Comparison of large and small and micro caps and US vs. world markets, 2020, from Yahoo Finance

But the forks in 2014 and 2019 both have lasted up through the present:

Same comparison from 2015

In 2014, mid-year, it is easy to identify suspect events that led to a continuing 9.5% per year differential, with emerging markets and world-other-than-US essentially flat while the US grew rapidly:

  1. Russian invasion of Ukraine and subsequent sanctions on Russia
  2. Emergence of ISIS and counter attacks
  3. Unrest in Yemen
  4. Fracking boom and downturn in oil prices

These problems led to mass migrations, affecting Europe. So Russia, North Africa, and the Middle East have all been in turmoil since. The crash in oil prices caused economic decline in parts of the Middle East that avoided war, and in Venezuela, while the US benefitted from fracking and becoming an energy exporter.

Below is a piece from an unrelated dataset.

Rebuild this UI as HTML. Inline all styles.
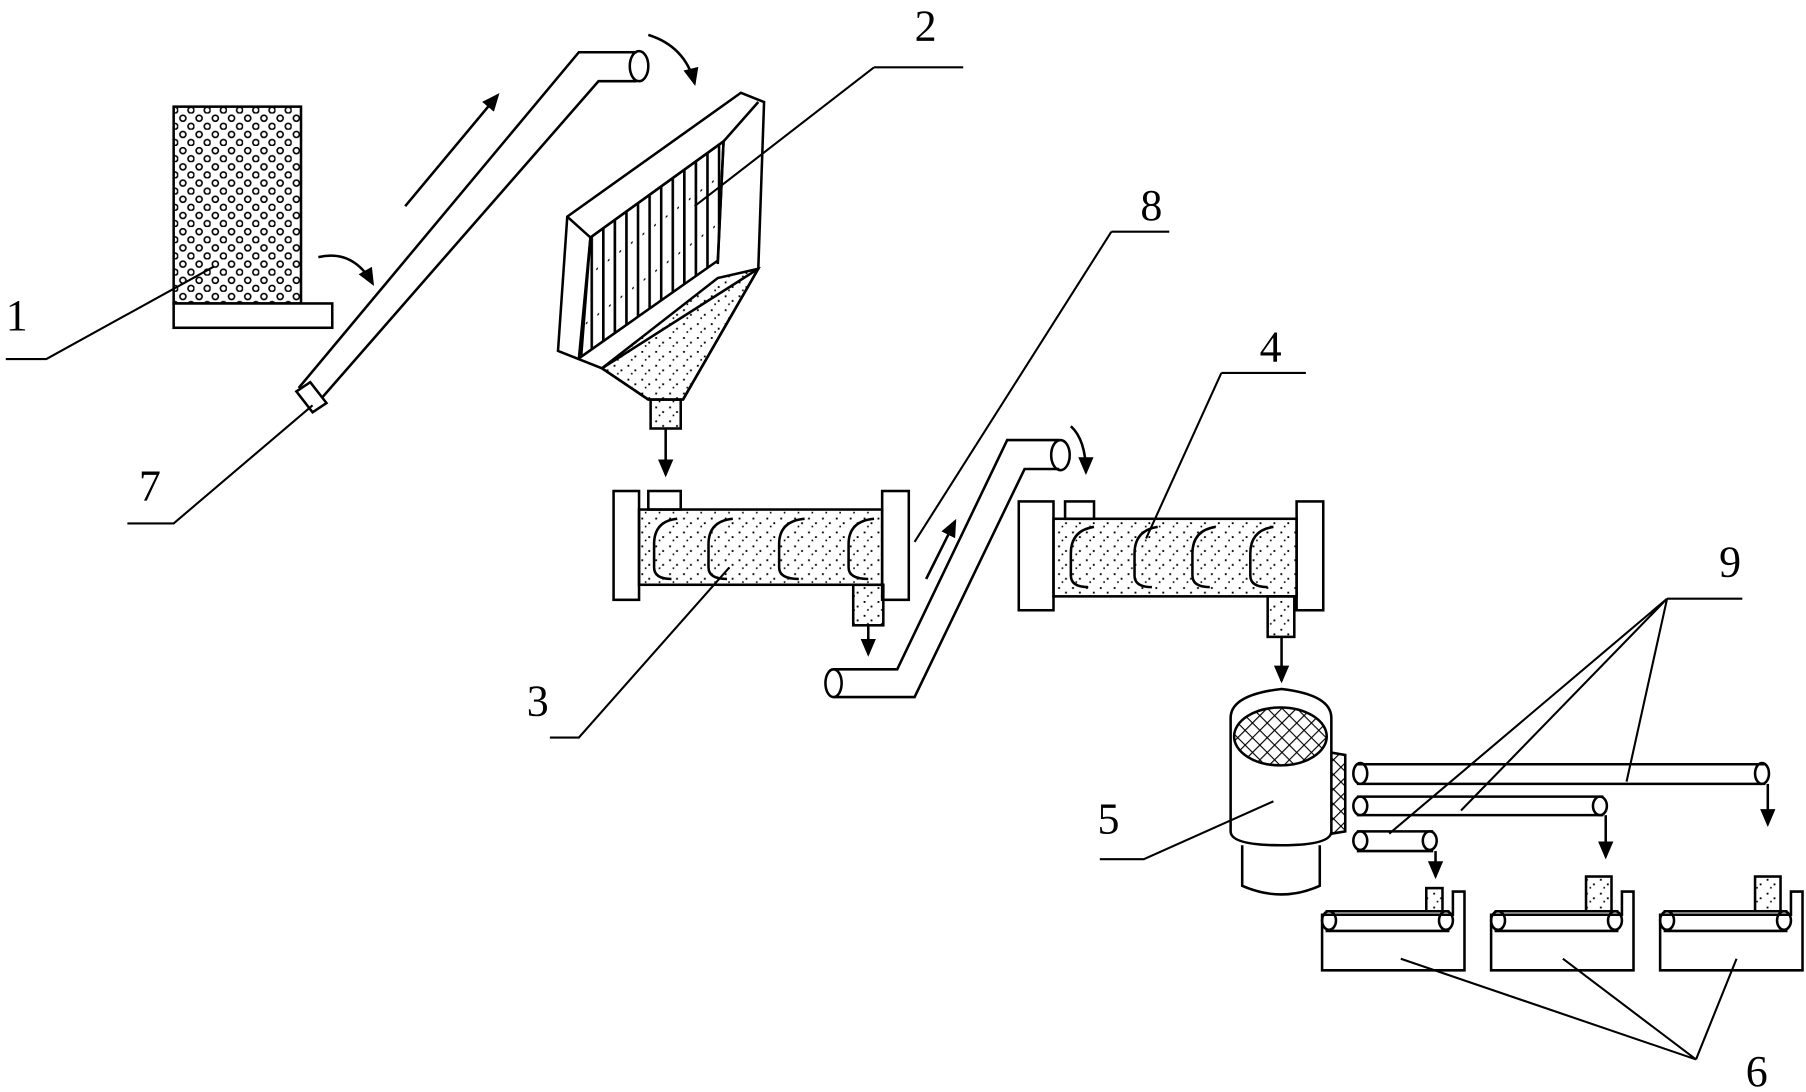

If you have other ideas for the fork in 2014, please leave a comment below.

The causes of the 2019 fork inside the US, which happened early in the year, January or February, are harder to identify. Democrats took over the House of Representatives, causing some stalemate in government. This gradually led to focusing on the border wall and impeachment instead of governance. But did this really affect the fortunes of smaller companies more than larger ones? The mechanism is unclear to me.

It is interesting to plot the price of oil over these periods.  There is a correlation with both 2014 and 2019, which would seem to indicate that the world economy does better with a higher oil price.  But of course this may be a consequence, not a cause.